«Живу в деревне, в городе почти не бываю. Написал 300 страниц, романа. Пишу и пугаюсь того, что пишу, а врать на старости, да еще поглядев в «глаза орла», неинтересно. Для отдохновения пишу книжечку, вернее, очерк про И. В. Бодунова. Получается мило, довольно смешно».
«Глаза орла».
А я в эти времена несколько раз видел глаза моего друга — и ловил в них странную, холодную пустоту.
Отчужденность, или, как ныне принято говорить элегантно, некоммуникабельность.
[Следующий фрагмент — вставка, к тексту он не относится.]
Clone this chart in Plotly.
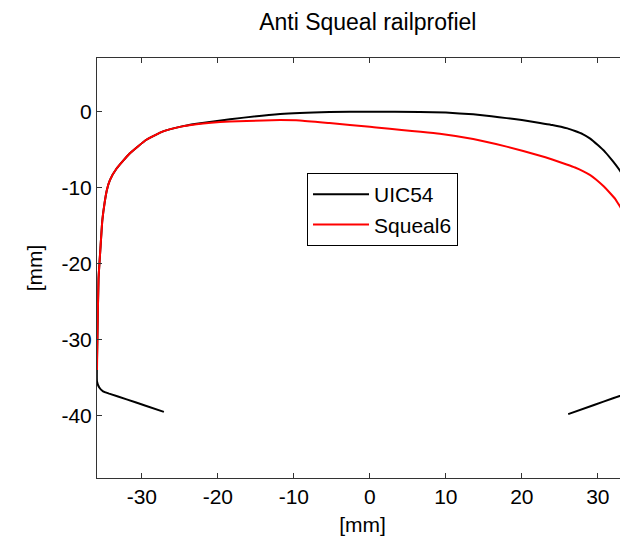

Те, кто знал Германа, знали, как этот термин и по сути и по звучанию ему неприятен — не только потому, что терпеть не мог Юрий Павлович модной, изысканной терминологии, но и потому главным образом, что ничто так не было противопоказано талантливой и щедрой натуре его, как именно некоммуникабельность.
И жизнь человеческая влечет художника — не парадная, а именно будничная, черновая, и не только жизнь сама по себе, но и ее чепуха, мелочи, он удивительно неотразимо, по-снайперски засекает в человеке то, что его украшает, и то, что чернит, всегда идя от частного к общему, а не наоборот, замечает, как кто ест, кто как разговаривает, кто как хвастает, придумывает и гиперболизирует хорошее в человеке, если этот человек ему по сердцу, и придумывает и гиперболизирует плохое, если человек ему «поперек»…
В том же последнем письме Ашхен Оганян, то есть Юрия Германа, есть строчки:
«Милый Володя! Я видела разных людей, и в том числе женщин, которые не хотели связывать себя. Боже мой, какие в старости это были несчастные, жалкие вдовицы. Как они холили и лелеяли себя; как относились к себе, к своему никому не нужному здоровью, как истово, почти свершая религиозные таинства, они кормили себя то сладеньким, то кисленьким… Как они одевали свои увядшие тела, как сосредоточивались на глупостях и пустяках, недостойных человека, как произносили слова «уютненько», «вкусненько», «тепленько», «сладенько»…
А тут — пустота в глазах, холод.
Герман дважды ездил во Францию. Во второй раз привозит огромный мешок, набитый дорогими лекарствами. Не себе — Леониду Лукову, режиссеру, тогдашнему очередному увлечению. Луков снимает по сценарию Юрия Павловича фильм «Верьте мне, люди». Луков ему «пришелся», стало быть, лучше Лукова на планете создания нет.
Это время, когда, казалось бы, в тучах засинела узкая полоска надежды.
Казалось бы, наступил железный перелом в болезни.
На языке врачей это называется красиво — ремиссия.
И Юрий Павлович с наслаждением повторяет это слово, как когда-то «те-рен-кур»: «Ре-мис-сия, ре-мис-сия».
Близкие счастливы. Он, по видимости, тоже. А может, делает вид?
Во всяком случае, пишет мне в этот, казалось бы, обнадеживающий период, по обыкновению высмеивая и свою хворь и ее лечение:
«…А доктора, тудыть их в качель, ничего не петрят в лечении этой лучевой болезни. И петрить не желают. Кроме сибирского масла «облепиха», никому ничего не известно в этой области знания… Сейчас полегче. Гремит еще в ушах, и спиртное не лезет в глотку. Дожил до того, что Таня и дети уговаривают: — У-пу-пупсик, выпей рюмашку — за мамочку, за Лешечку… У-у-пупсик, хоть бы надрался, как свинья… А я сижу и кочевряжусь…»
Так что же — верил или знал, что конец?
Думаю, второе.
Ведь и в последнюю пору своей жизни, когда он уже все понимает и все высчитал, скрывает от близких им самим поставленный диагноз.
А они, полагая, что он не знает, что его ждет, скрывают от него приговор, уже вынесенный врачами.
Так и идут меж ними эти поддавки.
И все-таки… И где-то… Надеется.
«Ах, какая дрянная, какая жестокая баба — природа, когда она берется за расправу с нашим братом — человеком…»
Еще в молодости завел манеру — делать выписки на маленьких библиотечных картонных бланках.